Statistics and Data Science Seminar
Paromita Dubey
Stanford University
Functional Models for Time Varying Random Objects
Abstract: In recent years, samples of time-varying object data such as time-varying networks that are not in a vector space have been increasingly collected. These data can be viewed as elements of a general metric space that lacks local or global linear structure and therefore common approaches that have been used with great success for the analysis of functional data, such as functional principal component analysis, cannot be applied directly.

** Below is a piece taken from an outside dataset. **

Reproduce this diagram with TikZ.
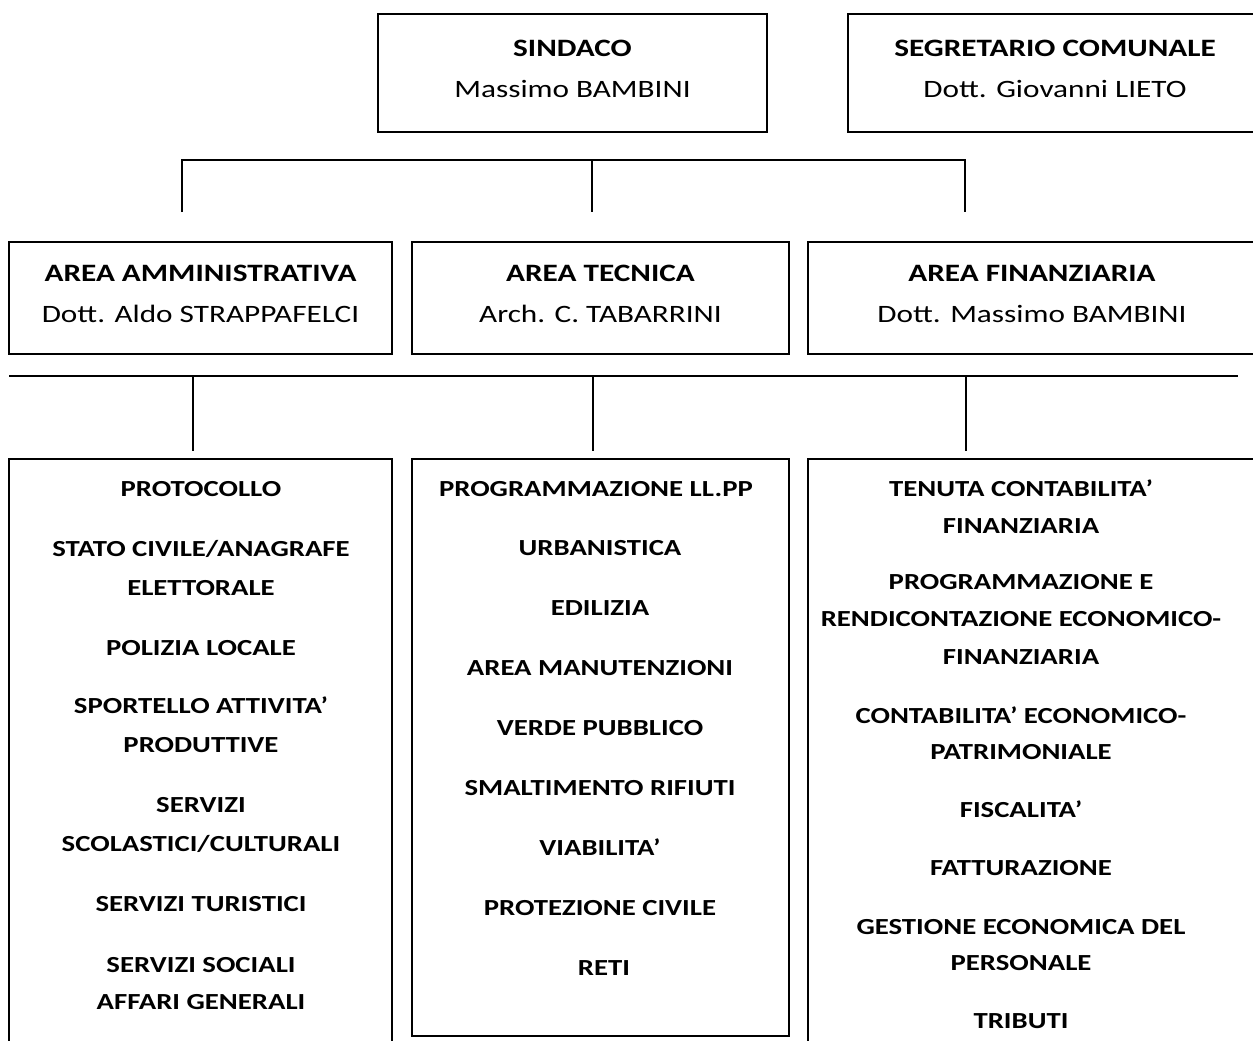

In this talk, I will propose some recent advances along this direction. First, I will discuss ways to obtain dominant modes of variations in time varying object data. I will describe metric covariance, a novel association measure for paired object data lying in a metric space (\Omega d) that we use to define a metric auto-covariance function for a sample of random \Omega -valued curves, where \Omega generally will not have a vector space or manifold structure. The proposed metric auto-covariance function is non-negative definite when the squared metric d^2 is of negative type. Then the eigenfunctions of the linear operator with the auto-covariance function as kernel can be used as building blocks for an object functional principal component analysis for \Omega-valued functional data, including time-varying probability distributions, covariance matrices and time-dynamic networks. Then I will describe how to obtain analogues of functional principal components for time-varying objects by applying Fréchet means and projections of distance functions of the random object trajectories in the directions of the eigenfunctions, leading to real-valued Fréchet scores and object valued Fréchet integrals. This talk is based on joint work with Hans-Georg Müller.